Maureen, 40, bawdy, and brash, is overcome by the intense resentment she feels towards her demanding mother. They bitterly spar and snap at one another. The dialogue between Mag and Maureen is rhythmic and their delivery percussive: the pair trades quick, comic insults, spitefully finish sentences, and taunt each other with fractions of beats separating their salvos. It is Gilmore Girls, if Gilmore Girls was set in depressed rural Ireland 25 years ago, exclusively featured fighting, and was underscored by terror, loathing, and poor mental health.
The women’s private cycle of mutual distrust and two-way tyranny is disturbed by just one passing neighbor, a giddy young man named Ray Dooley (Aaron Monaghan). On this particular afternoon, Ray brings with him an invitation to a dinner dance, a real rarity, which his older brother, Pato (Marty Rea) is home from England to attend. Mag is determined to keep the invitation from her daughter, and in this she almost succeeds. Almost.
The twists are then several in an otherwise simple plot. In a pronounced rage, Maureen will go to the ball, and she’ll hit it off with the afore-mentioned Pato Dooley while there. She will bring him home later that night, bringing him, with a certain desperation, right into her small life, exposing herself to the strange blend of anguish this decision will entail.
Mullen returns in this staging as Mag, having played Maureen on Broadway last time around, and been awarded, in 1998, a Tony for best actress. Mullen is a high queen of Irish theater, and her talent finds its way around the character of Mag as effectively as any person acquainted with it might expect. Her vowels, her facial tics, her malice, and her comic timing are just right. When she is funny, she is hilarious.
O’Brien is excellent as Maureen, mean, while projecting abject oppression and emotional instability with as much steadiness and ease as those elements can possibly be brought across. Monaghan is lively and loose as Ray, the much-maligned messenger and the play’s Shakespearean fool.

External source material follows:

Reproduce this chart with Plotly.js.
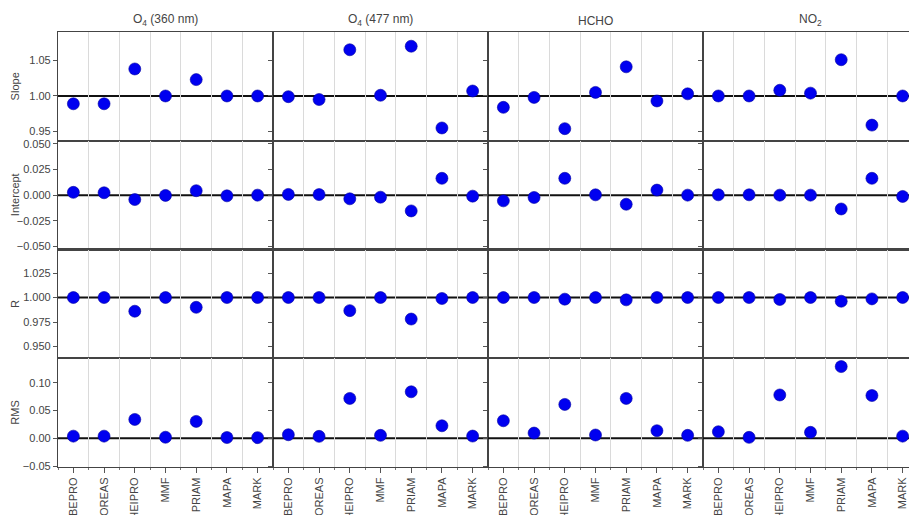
<!DOCTYPE html>
<html>
<head>
<meta charset="utf-8">
<script src="https://cdn.plot.ly/plotly-3.0.1.min.js"></script>
<style>
  html, body { margin: 0; padding: 0; overflow: hidden; background: #fff; }
</style>
</head>
<body>
<div id="chart"></div>
<script>
// Retrieval codes on the x axis of every panel
const retrievals = ['BEPRO', 'OREAS', 'HEIPRO', 'MMF', 'PRIAM', 'MAPA', 'MARK'];
// Column headers (species) and row labels (regression statistics)
const species = ['O<sub>4</sub> (360 nm)', 'O<sub>4</sub> (477 nm)', 'HCHO', 'NO<sub>2</sub>'];
const metrics = ['Slope', 'Intercept', 'R', 'RMS'];

// Slope
const slopeO4_360 = [0.989, 0.989, 1.038, 1.000, 1.023, 1.000, 1.000];
const slopeO4_477 = [0.999, 0.995, 1.065, 1.001, 1.070, 0.955, 1.007];
const slopeHCHO   = [0.984, 0.998, 0.954, 1.005, 1.041, 0.993, 1.003];
const slopeNO2    = [1.000, 1.000, 1.008, 1.004, 1.051, 0.959, 1.000];

// Intercept
const interceptO4_360 = [0.0027, 0.0023, -0.0043, -0.0003, 0.0043, -0.0007, 0.0000];
const interceptO4_477 = [0.0007, 0.0005, -0.0036, -0.0020, -0.0154, 0.0164, -0.0010];
const interceptHCHO   = [-0.0056, -0.0023, 0.0164, 0.0003, -0.0089, 0.0049, 0.0000];
const interceptNO2    = [0.0003, 0.0003, 0.0000, 0.0000, -0.0135, 0.0164, -0.0013];

// Correlation coefficient
const rO4_360 = [1.000, 1.000, 0.986, 1.000, 0.990, 1.000, 1.000];
const rO4_477 = [1.000, 1.000, 0.9866, 1.000, 0.978, 0.999, 1.000];
const rHCHO   = [1.000, 1.000, 0.9983, 1.000, 0.9976, 1.000, 1.000];
const rNO2    = [1.000, 1.000, 0.998, 1.000, 0.9962, 0.9986, 1.000];

// RMS
const rmsO4_360 = [0.004, 0.004, 0.034, 0.002, 0.0305, 0.0015, 0.0013];
const rmsO4_477 = [0.0065, 0.0036, 0.0718, 0.0054, 0.0837, 0.0226, 0.0041];
const rmsHCHO   = [0.0316, 0.0095, 0.061, 0.006, 0.0718, 0.0137, 0.0054];
const rmsNO2    = [0.0119, 0.0018, 0.078, 0.0108, 0.129, 0.077, 0.004];

const table = [
  [slopeO4_360, slopeO4_477, slopeHCHO, slopeNO2],
  [interceptO4_360, interceptO4_477, interceptHCHO, interceptNO2],
  [rO4_360, rO4_477, rHCHO, rNO2],
  [rmsO4_360, rmsO4_477, rmsHCHO, rmsNO2]
];

// Per-row axis settings and the ideal value drawn as a bold line
const yRanges = [[0.937, 1.09], [-0.053, 0.053], [0.938, 1.049], [-0.0515, 0.144]];
const yDticks = [0.05, 0.025, 0.025, 0.05];
const yFormats = ['.2f', '.3f', '.3f', '.2f'];
const idealValues = [1, 0, 1, 0];

const FONT = 'Liberation Sans, Arial, sans-serif';
const TXT = '#444';
const nRows = 4, nCols = 4;
const xIdx = retrievals.map((_, i) => i);

const data = [];
const layout = {
  width: 920, height: 515,
  margin: { l: 58, r: 2, t: 32, b: 48 },
  paper_bgcolor: '#fff', plot_bgcolor: '#fff',
  showlegend: false,
  font: { family: FONT, size: 11, color: TXT },
  shapes: [], annotations: []
};

for (let r = 0; r < nRows; r++) {
  for (let c = 0; c < nCols; c++) {
    const i = r * nCols + c + 1;
    const xs = i === 1 ? '' : String(i);
    const bottom = r === nRows - 1;
    const left = c === 0;

    data.push({
      type: 'scatter', mode: 'markers',
      x: xIdx, y: table[r][c],
      xaxis: 'x' + xs, yaxis: 'y' + xs,
      marker: { color: '#0000f0', size: 12, line: { width: 0.6, color: '#0000a0' } },
      cliponaxis: false,
      hoverinfo: 'skip'
    });

    layout['xaxis' + xs] = {
      domain: [c / nCols, (c + 1) / nCols],
      anchor: 'y' + xs,
      range: [-0.5, retrievals.length - 0.5],
      tickmode: 'array', tickvals: xIdx, ticktext: retrievals,
      showticklabels: bottom, tickangle: -90,
      ticks: bottom ? 'outside' : '', ticklen: 5, tickcolor: '#555', tickwidth: 1,
      tickfont: { family: FONT, size: 11, color: TXT },
      showgrid: false, zeroline: false,
      minor: { tick0: -0.5, dtick: 1, showgrid: true, gridcolor: '#dadada', gridwidth: 1,
               ticks: bottom ? 'outside' : '', ticklen: 2, tickcolor: '#777' },
      showline: true, mirror: true, linecolor: '#444', linewidth: 1.1,
      fixedrange: true
    };

    layout['yaxis' + xs] = {
      domain: [1 - (r + 1) / nRows, 1 - r / nRows],
      anchor: 'x' + xs,
      range: yRanges[r],
      tickmode: 'linear', tick0: 0, dtick: yDticks[r], tickformat: yFormats[r],
      showticklabels: left,
      ticks: 'outside', ticklen: 4, tickcolor: '#555', tickwidth: 1,
      tickfont: { family: FONT, size: 11, color: TXT },
      showgrid: false, zeroline: false,
      showline: true, mirror: true, linecolor: '#444', linewidth: 1.1,
      fixedrange: true
    };

    layout.shapes.push({
      type: 'line', layer: 'below',
      xref: 'x' + xs, x0: -0.5, x1: retrievals.length - 0.5,
      yref: 'y' + xs, y0: idealValues[r], y1: idealValues[r],
      line: { color: '#111', width: 2 }
    });
  }
}

// Column headers
species.forEach((s, c) => {
  layout.annotations.push({
    text: s, xref: 'paper', yref: 'paper',
    x: (c + 0.5) / nCols, y: 1, xanchor: 'center', yanchor: 'bottom', yshift: 2,
    showarrow: false, font: { family: FONT, size: 12, color: TXT }
  });
});

// Row labels
metrics.forEach((m, r) => {
  layout.annotations.push({
    text: m, xref: 'paper', yref: 'paper',
    x: -43 / 860, y: 1 - (r + 0.5) / nRows, xanchor: 'center', yanchor: 'middle',
    textangle: -90, showarrow: false, font: { family: FONT, size: 11, color: TXT }
  });
});

Plotly.newPlot('chart', data, layout, { staticPlot: true, displayModeBar: false });
</script>
</body>
</html>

But it is the absorbing recitation of the letter written to Maureen by Pato, by then returned to work on a construction site in England, that serves as satisfying ballast after the halfway mark. Marty Rea’s reading grants the production the oxygen necessary for the remainder.
The letter is the performer’s challenge but the audience member’s treat: frank, hopeful, and fond about the night of the party a declaration of abiding gratitude to Maureen for something ephemeral, or once-off. In a performance entirely free of applause between scenes, Rea’s monologue led to a spontaneous round at BAM Harvey Theater.